▸ **YOUR TASK**
Without the pictures, copy the entries below word for word.

▸ **DATA EXCERPTS**
○ ○ ○ ○ ○
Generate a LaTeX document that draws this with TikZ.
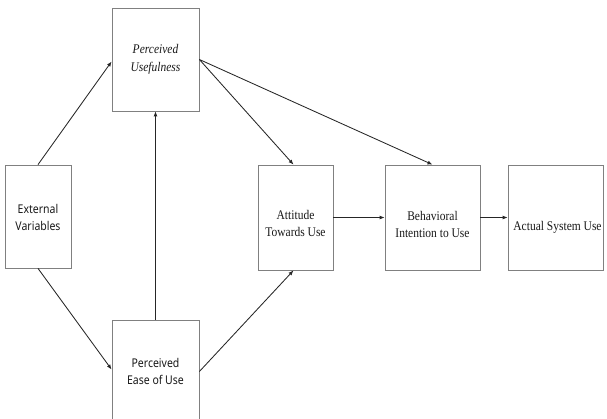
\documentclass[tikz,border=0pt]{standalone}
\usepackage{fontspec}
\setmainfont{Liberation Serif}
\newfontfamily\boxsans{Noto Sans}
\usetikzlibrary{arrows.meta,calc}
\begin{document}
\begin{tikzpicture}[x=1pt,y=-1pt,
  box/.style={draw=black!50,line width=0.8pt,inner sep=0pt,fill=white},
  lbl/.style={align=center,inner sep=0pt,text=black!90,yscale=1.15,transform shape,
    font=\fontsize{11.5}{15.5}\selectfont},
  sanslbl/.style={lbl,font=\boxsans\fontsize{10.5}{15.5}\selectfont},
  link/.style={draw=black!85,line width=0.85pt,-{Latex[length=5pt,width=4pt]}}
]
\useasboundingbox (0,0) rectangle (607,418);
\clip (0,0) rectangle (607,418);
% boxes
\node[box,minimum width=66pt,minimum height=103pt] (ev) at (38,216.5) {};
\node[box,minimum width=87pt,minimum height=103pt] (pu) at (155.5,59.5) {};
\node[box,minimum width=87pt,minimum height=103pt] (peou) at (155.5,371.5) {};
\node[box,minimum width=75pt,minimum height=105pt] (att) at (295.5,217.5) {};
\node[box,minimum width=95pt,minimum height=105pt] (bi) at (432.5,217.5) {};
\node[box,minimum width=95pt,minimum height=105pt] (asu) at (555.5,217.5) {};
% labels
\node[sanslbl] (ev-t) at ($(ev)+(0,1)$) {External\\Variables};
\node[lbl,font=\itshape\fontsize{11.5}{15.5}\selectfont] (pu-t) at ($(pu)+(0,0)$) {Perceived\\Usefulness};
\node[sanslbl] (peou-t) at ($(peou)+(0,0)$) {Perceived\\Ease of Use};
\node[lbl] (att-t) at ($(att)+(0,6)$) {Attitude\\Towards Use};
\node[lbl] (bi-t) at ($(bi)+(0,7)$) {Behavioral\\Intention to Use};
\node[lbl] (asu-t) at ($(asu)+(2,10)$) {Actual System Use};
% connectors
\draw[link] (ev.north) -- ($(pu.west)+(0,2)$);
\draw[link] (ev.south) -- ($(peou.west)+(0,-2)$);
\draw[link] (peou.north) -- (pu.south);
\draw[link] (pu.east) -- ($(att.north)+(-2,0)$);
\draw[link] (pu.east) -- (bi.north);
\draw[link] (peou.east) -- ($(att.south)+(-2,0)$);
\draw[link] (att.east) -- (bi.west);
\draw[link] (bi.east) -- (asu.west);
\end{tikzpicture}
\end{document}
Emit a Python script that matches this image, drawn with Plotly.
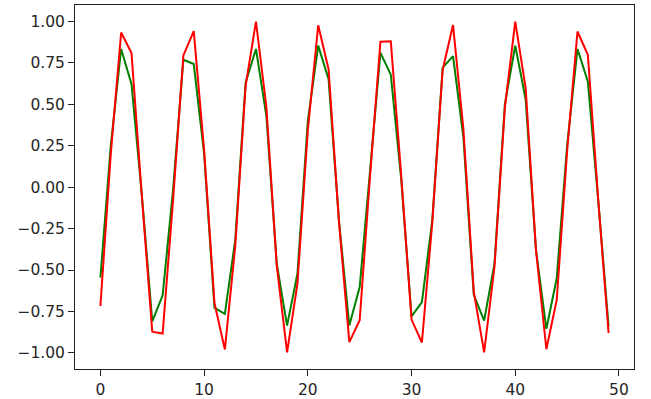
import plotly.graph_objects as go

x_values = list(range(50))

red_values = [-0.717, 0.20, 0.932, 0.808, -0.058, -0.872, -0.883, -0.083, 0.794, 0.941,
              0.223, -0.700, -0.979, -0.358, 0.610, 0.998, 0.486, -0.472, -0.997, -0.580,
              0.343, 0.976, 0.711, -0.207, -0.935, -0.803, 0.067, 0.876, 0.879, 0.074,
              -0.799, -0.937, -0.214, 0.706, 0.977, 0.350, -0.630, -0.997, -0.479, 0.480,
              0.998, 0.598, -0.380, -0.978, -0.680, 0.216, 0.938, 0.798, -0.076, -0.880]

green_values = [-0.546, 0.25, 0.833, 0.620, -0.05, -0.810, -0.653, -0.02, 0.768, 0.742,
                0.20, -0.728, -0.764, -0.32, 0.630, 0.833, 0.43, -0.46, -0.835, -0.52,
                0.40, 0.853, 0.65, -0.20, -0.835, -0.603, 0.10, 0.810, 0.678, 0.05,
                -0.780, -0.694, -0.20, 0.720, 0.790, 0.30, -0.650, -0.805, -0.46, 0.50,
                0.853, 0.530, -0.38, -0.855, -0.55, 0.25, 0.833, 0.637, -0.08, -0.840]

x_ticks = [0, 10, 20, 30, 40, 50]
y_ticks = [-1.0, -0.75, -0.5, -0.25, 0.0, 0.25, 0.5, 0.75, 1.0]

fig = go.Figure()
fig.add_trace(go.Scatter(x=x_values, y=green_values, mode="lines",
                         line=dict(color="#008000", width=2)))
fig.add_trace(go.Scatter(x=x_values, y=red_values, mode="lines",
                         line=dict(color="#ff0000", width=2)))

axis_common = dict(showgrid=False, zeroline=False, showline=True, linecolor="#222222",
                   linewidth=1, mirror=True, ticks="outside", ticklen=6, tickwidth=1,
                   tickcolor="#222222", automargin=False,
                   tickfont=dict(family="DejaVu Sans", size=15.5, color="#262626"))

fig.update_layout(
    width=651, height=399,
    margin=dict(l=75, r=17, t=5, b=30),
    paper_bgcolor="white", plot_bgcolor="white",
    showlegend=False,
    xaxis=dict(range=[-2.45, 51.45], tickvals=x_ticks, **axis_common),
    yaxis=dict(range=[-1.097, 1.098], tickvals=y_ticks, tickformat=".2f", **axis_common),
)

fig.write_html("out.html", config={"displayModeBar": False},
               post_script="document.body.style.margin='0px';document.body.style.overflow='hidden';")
○ ○ ○ ○ ○
▸ **OUTPUT BELOW**
Generate a LaTeX document that draws this with TikZ.
\documentclass[tikz,border=0pt]{standalone}
\usepackage{fontspec}
\setmainfont{Liberation Serif}
\newfontfamily\boxsans{Noto Sans}
\usetikzlibrary{arrows.meta,calc}
\begin{document}
\begin{tikzpicture}[x=1pt,y=-1pt,
  box/.style={draw=black!50,line width=0.8pt,inner sep=0pt,fill=white},
  lbl/.style={align=center,inner sep=0pt,text=black!90,yscale=1.15,transform shape,
    font=\fontsize{11.5}{15.5}\selectfont},
  sanslbl/.style={lbl,font=\boxsans\fontsize{10.5}{15.5}\selectfont},
  link/.style={draw=black!85,line width=0.85pt,-{Latex[length=5pt,width=4pt]}}
]
\useasboundingbox (0,0) rectangle (607,418);
\clip (0,0) rectangle (607,418);
% boxes
\node[box,minimum width=66pt,minimum height=103pt] (ev) at (38,216.5) {};
\node[box,minimum width=87pt,minimum height=103pt] (pu) at (155.5,59.5) {};
\node[box,minimum width=87pt,minimum height=103pt] (peou) at (155.5,371.5) {};
\node[box,minimum width=75pt,minimum height=105pt] (att) at (295.5,217.5) {};
\node[box,minimum width=95pt,minimum height=105pt] (bi) at (432.5,217.5) {};
\node[box,minimum width=95pt,minimum height=105pt] (asu) at (555.5,217.5) {};
% labels
\node[sanslbl] (ev-t) at ($(ev)+(0,1)$) {External\\Variables};
\node[lbl,font=\itshape\fontsize{11.5}{15.5}\selectfont] (pu-t) at ($(pu)+(0,0)$) {Perceived\\Usefulness};
\node[sanslbl] (peou-t) at ($(peou)+(0,0)$) {Perceived\\Ease of Use};
\node[lbl] (att-t) at ($(att)+(0,6)$) {Attitude\\Towards Use};
\node[lbl] (bi-t) at ($(bi)+(0,7)$) {Behavioral\\Intention to Use};
\node[lbl] (asu-t) at ($(asu)+(2,10)$) {Actual System Use};
% connectors
\draw[link] (ev.north) -- ($(pu.west)+(0,2)$);
\draw[link] (ev.south) -- ($(peou.west)+(0,-2)$);
\draw[link] (peou.north) -- (pu.south);
\draw[link] (pu.east) -- ($(att.north)+(-2,0)$);
\draw[link] (pu.east) -- (bi.north);
\draw[link] (peou.east) -- ($(att.south)+(-2,0)$);
\draw[link] (att.east) -- (bi.west);
\draw[link] (bi.east) -- (asu.west);
\end{tikzpicture}
\end{document}
Emit a Python script that matches this image, drawn with Plotly.
import plotly.graph_objects as go

x_values = list(range(50))

red_values = [-0.717, 0.20, 0.932, 0.808, -0.058, -0.872, -0.883, -0.083, 0.794, 0.941,
              0.223, -0.700, -0.979, -0.358, 0.610, 0.998, 0.486, -0.472, -0.997, -0.580,
              0.343, 0.976, 0.711, -0.207, -0.935, -0.803, 0.067, 0.876, 0.879, 0.074,
              -0.799, -0.937, -0.214, 0.706, 0.977, 0.350, -0.630, -0.997, -0.479, 0.480,
              0.998, 0.598, -0.380, -0.978, -0.680, 0.216, 0.938, 0.798, -0.076, -0.880]

green_values = [-0.546, 0.25, 0.833, 0.620, -0.05, -0.810, -0.653, -0.02, 0.768, 0.742,
                0.20, -0.728, -0.764, -0.32, 0.630, 0.833, 0.43, -0.46, -0.835, -0.52,
                0.40, 0.853, 0.65, -0.20, -0.835, -0.603, 0.10, 0.810, 0.678, 0.05,
                -0.780, -0.694, -0.20, 0.720, 0.790, 0.30, -0.650, -0.805, -0.46, 0.50,
                0.853, 0.530, -0.38, -0.855, -0.55, 0.25, 0.833, 0.637, -0.08, -0.840]

x_ticks = [0, 10, 20, 30, 40, 50]
y_ticks = [-1.0, -0.75, -0.5, -0.25, 0.0, 0.25, 0.5, 0.75, 1.0]

fig = go.Figure()
fig.add_trace(go.Scatter(x=x_values, y=green_values, mode="lines",
                         line=dict(color="#008000", width=2)))
fig.add_trace(go.Scatter(x=x_values, y=red_values, mode="lines",
                         line=dict(color="#ff0000", width=2)))

axis_common = dict(showgrid=False, zeroline=False, showline=True, linecolor="#222222",
                   linewidth=1, mirror=True, ticks="outside", ticklen=6, tickwidth=1,
                   tickcolor="#222222", automargin=False,
                   tickfont=dict(family="DejaVu Sans", size=15.5, color="#262626"))

fig.update_layout(
    width=651, height=399,
    margin=dict(l=75, r=17, t=5, b=30),
    paper_bgcolor="white", plot_bgcolor="white",
    showlegend=False,
    xaxis=dict(range=[-2.45, 51.45], tickvals=x_ticks, **axis_common),
    yaxis=dict(range=[-1.097, 1.098], tickvals=y_ticks, tickformat=".2f", **axis_common),
)

fig.write_html("out.html", config={"displayModeBar": False},
               post_script="document.body.style.margin='0px';document.body.style.overflow='hidden';")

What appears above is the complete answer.